Article Details

Beat Generation: An Observation of Collective Social Chaos | Original Article

Prashant Kumar*, in Journal of Advances and Scholarly Researches in Allied Education | Multidisciplinary Academic Research

ABSTRACT:

Cultural historiographies have extensively documented the contributions of Beat Generation in giving effect to the spread of countercultures that eventuated in 1960s. The Beat phenomena incorporated divergent and often conflicting emotions, simultaneously and with equal ease. Therefore in beat literature it is not uncommon to find spiritual ecstasy and erotic sensations expressed concurrently.

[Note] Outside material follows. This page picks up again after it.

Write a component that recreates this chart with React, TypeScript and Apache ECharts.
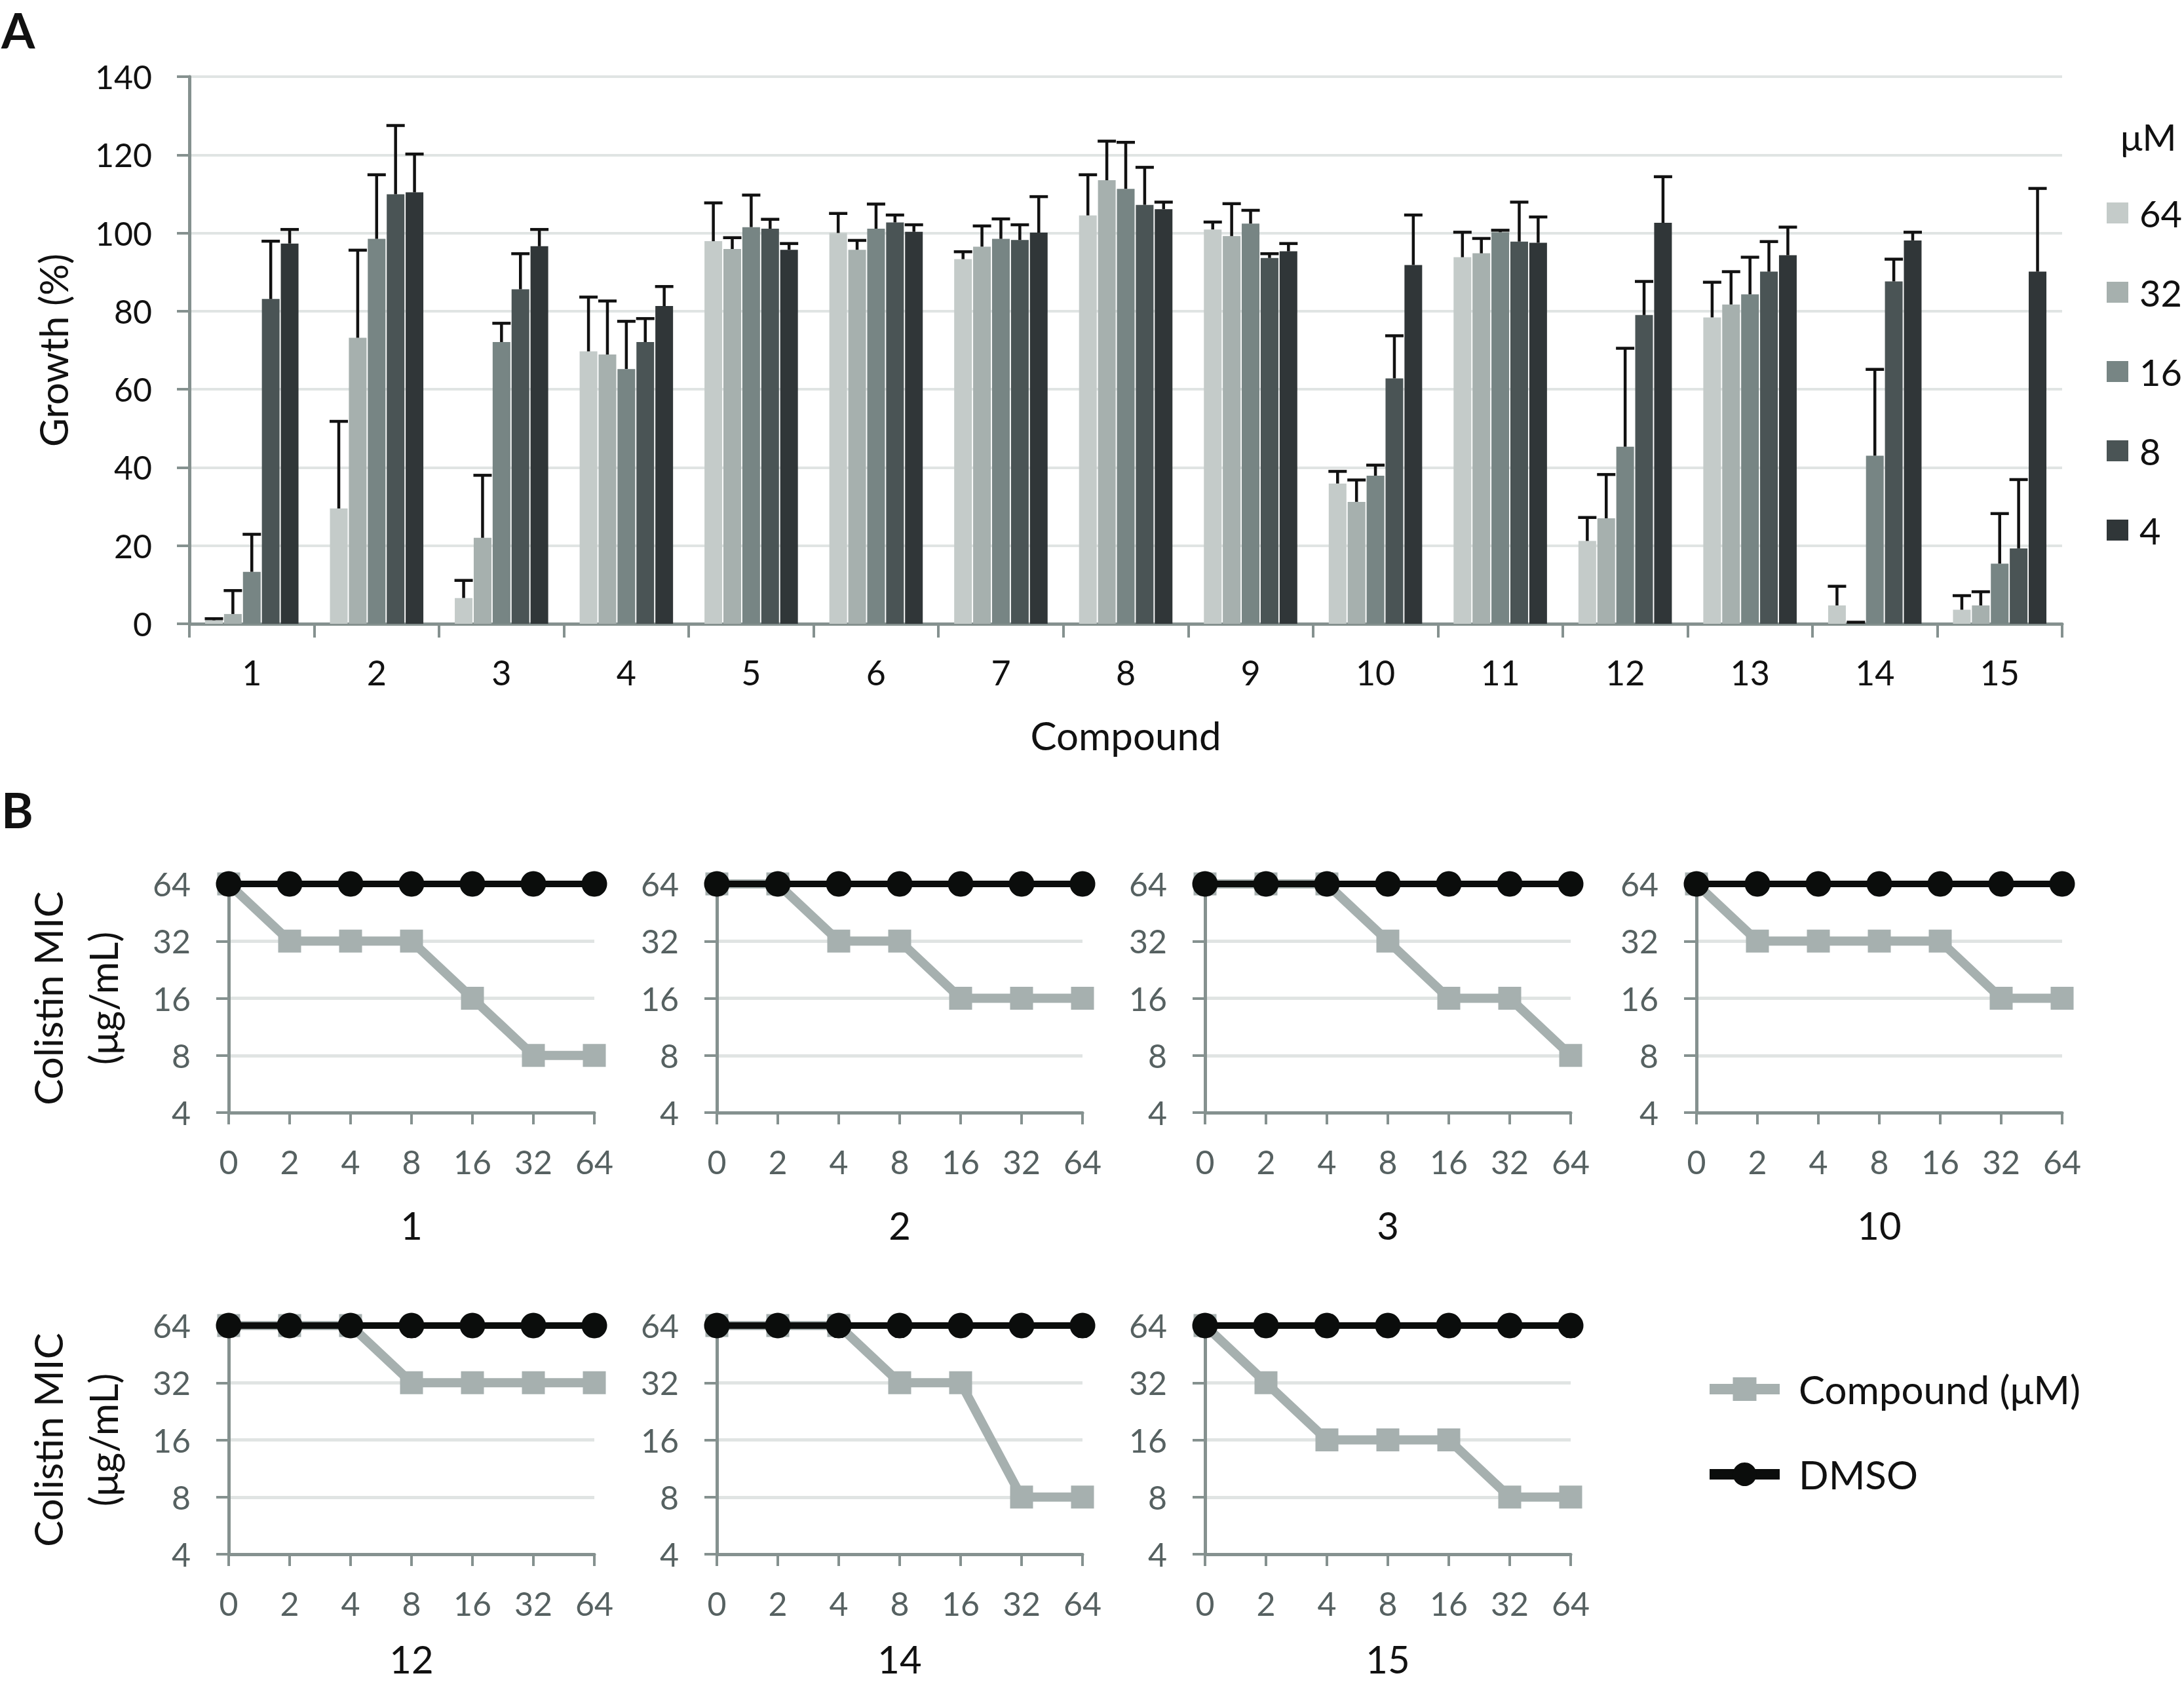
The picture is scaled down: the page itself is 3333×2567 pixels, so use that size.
import React, { useEffect, useRef } from 'react';
import * as echarts from 'echarts';

// ---------- Panel A data ----------
const compounds = ['1', '2', '3', '4', '5', '6', '7', '8', '9', '10', '11', '12', '13', '14', '15'];
const concentrations = ['64', '32', '16', '8', '4'];
const growth64 = [0.9, 29.5, 6.6, 69.7, 97.9, 100.0, 93.3, 104.5, 100.9, 35.9, 93.8, 21.2, 78.4, 4.7, 3.6];
const growth32 = [2.5, 73.2, 22.0, 68.9, 95.9, 95.7, 96.5, 113.5, 99.2, 31.2, 94.8, 27.0, 81.7, 0.3, 4.7];
const growth16 = [13.3, 98.5, 72.1, 65.2, 101.5, 101.1, 98.5, 111.3, 102.4, 37.9, 100.2, 45.3, 84.3, 43.0, 15.4];
const growth8 = [83.1, 109.9, 85.6, 72.1, 101.1, 102.7, 98.2, 107.2, 93.6, 62.8, 97.8, 79.0, 90.1, 87.6, 19.3];
const growth4 = [97.3, 110.4, 96.6, 81.3, 95.7, 100.3, 100.1, 106.1, 95.3, 91.8, 97.5, 102.6, 94.3, 98.1, 90.1];
const sd64 = [0.4, 22.3, 4.5, 13.9, 9.8, 5.0, 1.9, 10.4, 1.9, 3.1, 6.4, 6.0, 9.0, 4.9, 3.6];
const sd32 = [6.0, 22.4, 16.0, 13.7, 2.9, 2.4, 5.3, 10.0, 8.3, 5.6, 3.8, 11.2, 8.4, 0.1, 3.5];
const sd16 = [9.6, 16.4, 4.8, 12.2, 8.2, 6.3, 5.1, 11.9, 3.4, 2.7, 0.5, 25.2, 9.5, 22.1, 12.8];
const sd8 = [14.8, 17.6, 9.1, 6.0, 2.4, 1.9, 3.9, 9.6, 1.1, 10.9, 10.1, 8.6, 7.7, 5.7, 17.6];
const sd4 = [3.6, 9.8, 4.3, 5.0, 1.6, 1.8, 9.2, 1.8, 2.0, 12.8, 6.6, 11.8, 7.2, 2.1, 21.3];
const growthTicks = [0, 20, 40, 60, 80, 100, 120, 140];

// ---------- Panel B data ----------
const doses = ['0', '2', '4', '8', '16', '32', '64'];
const micTicks = [4, 8, 16, 32, 64];
const panelNames = ['1', '2', '3', '10', '12', '14', '15'];
const mic1 = [64, 32, 32, 32, 16, 8, 8];
const mic2 = [64, 64, 32, 32, 16, 16, 16];
const mic3 = [64, 64, 64, 32, 16, 16, 8];
const mic10 = [64, 32, 32, 32, 32, 16, 16];
const mic12 = [64, 64, 64, 32, 32, 32, 32];
const mic14 = [64, 64, 64, 32, 32, 8, 8];
const mic15 = [64, 32, 16, 16, 16, 8, 8];
const micDMSO = [64, 64, 64, 64, 64, 64, 64];

const FONT = 'Lato';
const barColors = ['#c4cbc9', '#a6b0ae', '#778584', '#4a5455', '#303638'];
const axisGray = '#85918f';
const gridGray = '#e0e4e3';
const tickTextB = '#566161';
const compoundColor = '#a6b0af';
const dmsoColor = '#0b0d0c';

const BAR_W = 27;
const BAR_GAP = 0.07;

function makeBarSeries(name: string, values: number[], color: string) {
  return {
    type: 'bar',
    name,
    xAxisIndex: 0,
    yAxisIndex: 0,
    data: values,
    barWidth: BAR_W,
    barGap: BAR_GAP * 100 + '%',
    itemStyle: { color },
    z: 2,
  };
}

function makeErrSeries(idx: number, means: number[], errs: number[]) {
  const offset = (idx - 2) * BAR_W * (1 + BAR_GAP);
  return {
    type: 'custom',
    name: 'err' + concentrations[idx],
    xAxisIndex: 0,
    yAxisIndex: 0,
    z: 5,
    data: compounds.map((c, j) => [j, means[j], errs[j]]),
    encode: { x: 0, y: 1 },
    renderItem: (params: any, api: any) => {
      const j = api.value(0);
      const m = api.value(1);
      const e = api.value(2);
      const base = api.coord([j, m]);
      const top = api.coord([j, m + e]);
      const x = base[0] + offset;
      const half = 14;
      const style = { stroke: '#111111', lineWidth: 4.5 };
      return {
        type: 'group',
        children: [
          { type: 'line', shape: { x1: x, y1: base[1], x2: x, y2: top[1] }, style },
          { type: 'line', shape: { x1: x - half, y1: top[1], x2: x + half, y2: top[1] }, style },
        ],
      };
    },
  };
}

const mics = [mic1, mic2, mic3, mic10, mic12, mic14, mic15];

export default function App() {
  const ref = useRef<HTMLDivElement>(null);

  useEffect(() => {
    if (!ref.current) return;
    const chart = echarts.init(ref.current, undefined, { renderer: 'svg' });

    const colLeft = [349, 1094, 1839, 2589];
    const rowTop = [1349, 2023];
    const gridsB = panelNames.map((_, k) => {
      const r = k < 4 ? 0 : 1;
      const c = k < 4 ? k : k - 4;
      return { left: colLeft[c], top: rowTop[r], width: 558, height: 349 };
    });

    const grids: any[] = [{ left: 289, top: 117, width: 2858, height: 835 }, ...gridsB];

    const xAxes: any[] = [
      {
        type: 'category',
        gridIndex: 0,
        data: compounds,
        axisLine: { show: true, lineStyle: { color: axisGray, width: 5 } },
        axisTick: { show: true, length: 21, lineStyle: { color: axisGray, width: 4 } },
        axisLabel: { fontSize: 52, color: '#111', fontFamily: FONT, margin: 48 },
        name: 'Compound',
        nameLocation: 'middle',
        nameGap: 140,
        nameTextStyle: { fontSize: 60, color: '#111', fontFamily: FONT },
      },
    ];
    const yAxes: any[] = [
      {
        type: 'value',
        gridIndex: 0,
        min: growthTicks[0],
        max: growthTicks[growthTicks.length - 1],
        interval: 20,
        axisLine: { show: true, lineStyle: { color: axisGray, width: 5 } },
        axisTick: { show: true, length: 19, lineStyle: { color: axisGray, width: 4 } },
        splitLine: { show: true, lineStyle: { color: gridGray, width: 4 } },
        axisLabel: { fontSize: 50, color: '#111', fontFamily: FONT, margin: 57 },
        name: 'Growth (%)',
        nameLocation: 'middle',
        nameGap: 178,
        nameRotate: 90,
        nameTextStyle: { fontSize: 60, color: '#111', fontFamily: FONT },
      },
    ];

    panelNames.forEach((title, k) => {
      const gi = k + 1;
      const firstCol = k === 0 || k === 4;
      const secondRow = k >= 4;
      xAxes.push({
        type: 'category',
        gridIndex: gi,
        data: doses,
        boundaryGap: false,
        axisLine: { show: true, lineStyle: { color: axisGray, width: 5 } },
        axisTick: { show: true, length: 18, lineStyle: { color: axisGray, width: 4 } },
        axisLabel: { fontSize: 50, color: tickTextB, fontFamily: FONT, margin: 50, interval: 0 },
        name: title,
        nameLocation: 'middle',
        nameGap: secondRow ? 130 : 142,
        nameTextStyle: { fontSize: 58, color: '#111', fontFamily: FONT },
      });
      yAxes.push({
        type: 'log',
        logBase: 2,
        gridIndex: gi,
        min: micTicks[0],
        max: micTicks[micTicks.length - 1],
        axisLine: { show: true, lineStyle: { color: axisGray, width: 5 } },
        axisTick: { show: true, length: 19, lineStyle: { color: axisGray, width: 4 } },
        splitLine: { show: true, lineStyle: { color: gridGray, width: 5 } },
        axisLabel: { fontSize: 50, color: tickTextB, fontFamily: FONT, margin: 58 },
        name: firstCol ? 'Colistin MIC\n(μg/mL)' : '',
        nameLocation: 'middle',
        nameGap: 150,
        nameRotate: 90,
        nameTextStyle: { fontSize: 60, color: '#111', fontFamily: FONT, lineHeight: 84 },
      });
    });

    const series: any[] = [
      makeBarSeries('64', growth64, barColors[0]),
      makeBarSeries('32', growth32, barColors[1]),
      makeBarSeries('16', growth16, barColors[2]),
      makeBarSeries('8', growth8, barColors[3]),
      makeBarSeries('4', growth4, barColors[4]),
      makeErrSeries(0, growth64, sd64),
      makeErrSeries(1, growth32, sd32),
      makeErrSeries(2, growth16, sd16),
      makeErrSeries(3, growth8, sd8),
      makeErrSeries(4, growth4, sd4),
    ];

    mics.forEach((m, k) => {
      const gi = k + 1;
      series.push({
        type: 'line',
        name: 'Compound (μM)',
        xAxisIndex: gi,
        yAxisIndex: gi,
        data: m,
        symbol: 'rect',
        symbolSize: 35,
        lineStyle: { color: compoundColor, width: 14 },
        itemStyle: { color: compoundColor },
        z: 3,
      });
      series.push({
        type: 'line',
        name: 'DMSO',
        xAxisIndex: gi,
        yAxisIndex: gi,
        data: micDMSO,
        symbol: 'circle',
        symbolSize: 39,
        lineStyle: { color: dmsoColor, width: 10 },
        itemStyle: { color: dmsoColor },
        z: 4,
      });
    });

    chart.setOption({
      animation: false,
      backgroundColor: '#ffffff',
      grid: grids,
      xAxis: xAxes,
      yAxis: yAxes,
      series,
      legend: [
        {
          data: concentrations,
          orient: 'vertical',
          left: 3215,
          top: 297,
          padding: 0,
          itemWidth: 33,
          itemHeight: 32,
          itemGap: 65,
          icon: 'rect',
          selectedMode: false,
          textStyle: { fontSize: 56, color: '#111', fontFamily: FONT, lineHeight: 56, padding: [0, 0, 0, 12] },
        },
        {
          data: ['Compound (μM)', 'DMSO'],
          orient: 'vertical',
          left: 2601,
          top: 2090,
          padding: 0,
          itemWidth: 107,
          itemHeight: 45,
          itemGap: 70,
          selectedMode: false,
          lineStyle: { width: 16 },
          textStyle: { fontSize: 60, color: '#111', fontFamily: FONT, lineHeight: 60, padding: [0, 0, 0, 24] },
        },
      ],
      graphic: [
        { type: 'text', left: 2, top: 8, style: { text: 'A', fontSize: 74, fontWeight: 'bold', fontFamily: FONT, fill: '#111' } },
        { type: 'text', left: 2, top: 1198, style: { text: 'B', fontSize: 74, fontWeight: 'bold', fontFamily: FONT, fill: '#111' } },
        { type: 'text', left: 3236, top: 180, style: { text: 'μM', fontSize: 56, fontFamily: FONT, fill: '#111' } },
      ],
    });

    return () => chart.dispose();
  }, []);

  return (
    <div
      ref={ref}
      style={{ position: 'fixed', left: 0, top: 0, width: 3333, height: 2567, background: '#fff' }}
    />
  );
}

They advocated guilelessness, exposedness, incertitude, and eccentricity while defying restrictions, suppressions, material considerations and authority. The Beat Generation of Allen Ginsberg, William S. Burroughs, Jack Kerouac and Neal Cassady exercised a major impact upon other contemporary maverick movements. A trend of experimenting with the conventional art forms was ongoing in the America of 1950s, which ranged from Expressionist painting to San Francisco Renaissance and from New York Poets to Black Mountain School. The Beat Generation too was the outcome of that impatience which was aiming to disrupt the accepted artistic notions. Writers of this Generation were disgusted by the high and phony artistic discourses such the one expressed by New Critics and New York intellectuals. The writings of this Generation were reacting to various socio-political developments like paranoia of cold war, neo-colonialism and rising trends of capitalism. The object of this paper is to foreground socio-cultural factors that conditioned the writing of Beat Generation.